TASK DIRECTIONS — Beginning with the first line of the entries below, quote each line until you reach and include the line with "ax.yaxis.set_minor_locator(MultipleLocator(2))".

WORKING DATA —
[Start]
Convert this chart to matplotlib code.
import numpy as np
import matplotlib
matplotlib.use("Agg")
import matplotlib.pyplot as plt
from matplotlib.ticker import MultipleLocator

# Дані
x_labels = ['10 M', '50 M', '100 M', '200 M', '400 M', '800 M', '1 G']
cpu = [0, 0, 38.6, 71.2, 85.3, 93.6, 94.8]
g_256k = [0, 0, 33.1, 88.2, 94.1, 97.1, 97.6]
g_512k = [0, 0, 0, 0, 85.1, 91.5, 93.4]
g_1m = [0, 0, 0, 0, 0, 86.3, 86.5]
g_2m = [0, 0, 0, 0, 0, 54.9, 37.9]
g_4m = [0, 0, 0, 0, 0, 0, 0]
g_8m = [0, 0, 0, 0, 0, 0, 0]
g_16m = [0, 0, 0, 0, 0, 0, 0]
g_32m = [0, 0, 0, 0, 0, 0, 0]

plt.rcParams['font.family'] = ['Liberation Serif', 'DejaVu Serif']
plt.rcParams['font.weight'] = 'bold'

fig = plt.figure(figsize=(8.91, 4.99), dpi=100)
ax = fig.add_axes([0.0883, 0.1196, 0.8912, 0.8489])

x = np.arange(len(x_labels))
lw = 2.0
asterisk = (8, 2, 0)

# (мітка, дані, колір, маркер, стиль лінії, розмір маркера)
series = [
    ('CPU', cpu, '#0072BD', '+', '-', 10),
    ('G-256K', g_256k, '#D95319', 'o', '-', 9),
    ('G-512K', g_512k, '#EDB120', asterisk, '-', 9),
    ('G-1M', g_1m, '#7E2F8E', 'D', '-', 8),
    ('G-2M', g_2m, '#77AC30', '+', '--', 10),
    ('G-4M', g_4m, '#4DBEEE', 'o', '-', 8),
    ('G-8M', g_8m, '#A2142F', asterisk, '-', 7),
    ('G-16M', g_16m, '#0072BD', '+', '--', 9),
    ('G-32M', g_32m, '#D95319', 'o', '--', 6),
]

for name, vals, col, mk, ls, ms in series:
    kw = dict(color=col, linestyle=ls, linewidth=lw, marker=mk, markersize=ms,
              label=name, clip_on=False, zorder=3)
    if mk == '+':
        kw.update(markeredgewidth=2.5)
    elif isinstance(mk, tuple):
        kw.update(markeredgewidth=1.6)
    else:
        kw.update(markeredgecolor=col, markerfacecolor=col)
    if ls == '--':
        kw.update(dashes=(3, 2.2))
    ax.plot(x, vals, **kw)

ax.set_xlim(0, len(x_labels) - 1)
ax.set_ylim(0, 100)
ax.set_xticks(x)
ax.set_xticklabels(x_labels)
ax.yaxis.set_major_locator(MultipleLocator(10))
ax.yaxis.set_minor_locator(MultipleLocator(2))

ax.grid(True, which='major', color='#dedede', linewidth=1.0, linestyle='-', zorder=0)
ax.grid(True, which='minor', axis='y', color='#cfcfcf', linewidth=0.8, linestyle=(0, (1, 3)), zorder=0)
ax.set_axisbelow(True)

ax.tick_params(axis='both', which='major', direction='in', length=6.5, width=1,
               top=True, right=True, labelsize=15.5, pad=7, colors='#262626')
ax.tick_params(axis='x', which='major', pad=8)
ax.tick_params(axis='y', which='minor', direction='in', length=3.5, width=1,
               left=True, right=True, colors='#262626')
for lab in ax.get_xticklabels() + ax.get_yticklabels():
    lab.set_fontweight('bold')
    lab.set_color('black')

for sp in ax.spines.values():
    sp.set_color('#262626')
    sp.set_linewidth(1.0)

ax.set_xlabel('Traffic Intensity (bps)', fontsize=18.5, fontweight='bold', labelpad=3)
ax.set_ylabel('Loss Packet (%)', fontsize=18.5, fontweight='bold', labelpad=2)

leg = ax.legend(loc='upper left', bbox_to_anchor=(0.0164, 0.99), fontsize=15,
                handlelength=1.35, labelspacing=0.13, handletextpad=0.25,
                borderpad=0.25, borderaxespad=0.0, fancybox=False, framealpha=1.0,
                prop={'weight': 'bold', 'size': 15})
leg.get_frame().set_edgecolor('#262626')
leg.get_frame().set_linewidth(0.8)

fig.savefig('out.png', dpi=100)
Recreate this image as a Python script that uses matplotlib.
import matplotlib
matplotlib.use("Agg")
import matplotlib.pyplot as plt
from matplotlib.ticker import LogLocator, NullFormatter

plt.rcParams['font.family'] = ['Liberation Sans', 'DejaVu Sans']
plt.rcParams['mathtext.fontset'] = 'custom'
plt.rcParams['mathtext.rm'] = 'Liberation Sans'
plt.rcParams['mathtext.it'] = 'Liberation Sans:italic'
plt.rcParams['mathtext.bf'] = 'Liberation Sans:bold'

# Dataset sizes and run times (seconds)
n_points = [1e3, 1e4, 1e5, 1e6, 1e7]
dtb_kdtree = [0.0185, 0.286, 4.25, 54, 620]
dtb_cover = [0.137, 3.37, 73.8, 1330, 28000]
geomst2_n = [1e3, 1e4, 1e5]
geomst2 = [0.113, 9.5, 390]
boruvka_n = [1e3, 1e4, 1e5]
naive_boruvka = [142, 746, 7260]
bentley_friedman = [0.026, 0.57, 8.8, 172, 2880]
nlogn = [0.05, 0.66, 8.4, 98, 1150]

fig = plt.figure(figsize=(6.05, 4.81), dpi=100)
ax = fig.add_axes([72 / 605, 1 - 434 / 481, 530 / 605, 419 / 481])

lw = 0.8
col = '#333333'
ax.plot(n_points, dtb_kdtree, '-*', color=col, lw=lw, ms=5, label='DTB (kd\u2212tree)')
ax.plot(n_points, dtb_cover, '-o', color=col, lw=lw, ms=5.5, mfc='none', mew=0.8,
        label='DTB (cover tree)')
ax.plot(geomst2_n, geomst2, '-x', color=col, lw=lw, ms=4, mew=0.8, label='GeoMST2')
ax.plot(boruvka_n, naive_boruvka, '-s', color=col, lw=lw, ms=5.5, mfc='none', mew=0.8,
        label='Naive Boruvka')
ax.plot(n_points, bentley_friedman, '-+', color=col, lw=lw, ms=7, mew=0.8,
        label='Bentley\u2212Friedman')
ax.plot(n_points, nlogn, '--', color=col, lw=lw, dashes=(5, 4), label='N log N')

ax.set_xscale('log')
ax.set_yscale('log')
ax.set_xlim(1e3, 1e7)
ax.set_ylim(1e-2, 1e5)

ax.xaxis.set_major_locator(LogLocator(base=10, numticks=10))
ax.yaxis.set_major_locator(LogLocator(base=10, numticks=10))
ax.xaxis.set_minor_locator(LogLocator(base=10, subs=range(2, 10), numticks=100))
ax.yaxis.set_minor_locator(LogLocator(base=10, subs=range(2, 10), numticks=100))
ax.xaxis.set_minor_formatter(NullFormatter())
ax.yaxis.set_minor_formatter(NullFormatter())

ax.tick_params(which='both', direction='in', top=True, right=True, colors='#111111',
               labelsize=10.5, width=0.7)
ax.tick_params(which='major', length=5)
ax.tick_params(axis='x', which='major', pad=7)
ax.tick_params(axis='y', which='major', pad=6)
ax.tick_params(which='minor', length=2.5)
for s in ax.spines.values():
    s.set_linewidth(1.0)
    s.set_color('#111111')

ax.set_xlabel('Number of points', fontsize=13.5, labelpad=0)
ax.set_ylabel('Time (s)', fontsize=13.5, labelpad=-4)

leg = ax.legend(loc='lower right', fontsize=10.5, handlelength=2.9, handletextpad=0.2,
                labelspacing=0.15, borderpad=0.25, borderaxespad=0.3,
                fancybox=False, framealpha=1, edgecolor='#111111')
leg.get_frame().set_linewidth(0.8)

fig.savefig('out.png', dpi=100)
[End]
ANSWER TO THE PROBLEM —
Convert this chart to matplotlib code.
import numpy as np
import matplotlib
matplotlib.use("Agg")
import matplotlib.pyplot as plt
from matplotlib.ticker import MultipleLocator

# Дані
x_labels = ['10 M', '50 M', '100 M', '200 M', '400 M', '800 M', '1 G']
cpu = [0, 0, 38.6, 71.2, 85.3, 93.6, 94.8]
g_256k = [0, 0, 33.1, 88.2, 94.1, 97.1, 97.6]
g_512k = [0, 0, 0, 0, 85.1, 91.5, 93.4]
g_1m = [0, 0, 0, 0, 0, 86.3, 86.5]
g_2m = [0, 0, 0, 0, 0, 54.9, 37.9]
g_4m = [0, 0, 0, 0, 0, 0, 0]
g_8m = [0, 0, 0, 0, 0, 0, 0]
g_16m = [0, 0, 0, 0, 0, 0, 0]
g_32m = [0, 0, 0, 0, 0, 0, 0]

plt.rcParams['font.family'] = ['Liberation Serif', 'DejaVu Serif']
plt.rcParams['font.weight'] = 'bold'

fig = plt.figure(figsize=(8.91, 4.99), dpi=100)
ax = fig.add_axes([0.0883, 0.1196, 0.8912, 0.8489])

x = np.arange(len(x_labels))
lw = 2.0
asterisk = (8, 2, 0)

# (мітка, дані, колір, маркер, стиль лінії, розмір маркера)
series = [
    ('CPU', cpu, '#0072BD', '+', '-', 10),
    ('G-256K', g_256k, '#D95319', 'o', '-', 9),
    ('G-512K', g_512k, '#EDB120', asterisk, '-', 9),
    ('G-1M', g_1m, '#7E2F8E', 'D', '-', 8),
    ('G-2M', g_2m, '#77AC30', '+', '--', 10),
    ('G-4M', g_4m, '#4DBEEE', 'o', '-', 8),
    ('G-8M', g_8m, '#A2142F', asterisk, '-', 7),
    ('G-16M', g_16m, '#0072BD', '+', '--', 9),
    ('G-32M', g_32m, '#D95319', 'o', '--', 6),
]

for name, vals, col, mk, ls, ms in series:
    kw = dict(color=col, linestyle=ls, linewidth=lw, marker=mk, markersize=ms,
              label=name, clip_on=False, zorder=3)
    if mk == '+':
        kw.update(markeredgewidth=2.5)
    elif isinstance(mk, tuple):
        kw.update(markeredgewidth=1.6)
    else:
        kw.update(markeredgecolor=col, markerfacecolor=col)
    if ls == '--':
        kw.update(dashes=(3, 2.2))
    ax.plot(x, vals, **kw)

ax.set_xlim(0, len(x_labels) - 1)
ax.set_ylim(0, 100)
ax.set_xticks(x)
ax.set_xticklabels(x_labels)
ax.yaxis.set_major_locator(MultipleLocator(10))
ax.yaxis.set_minor_locator(MultipleLocator(2))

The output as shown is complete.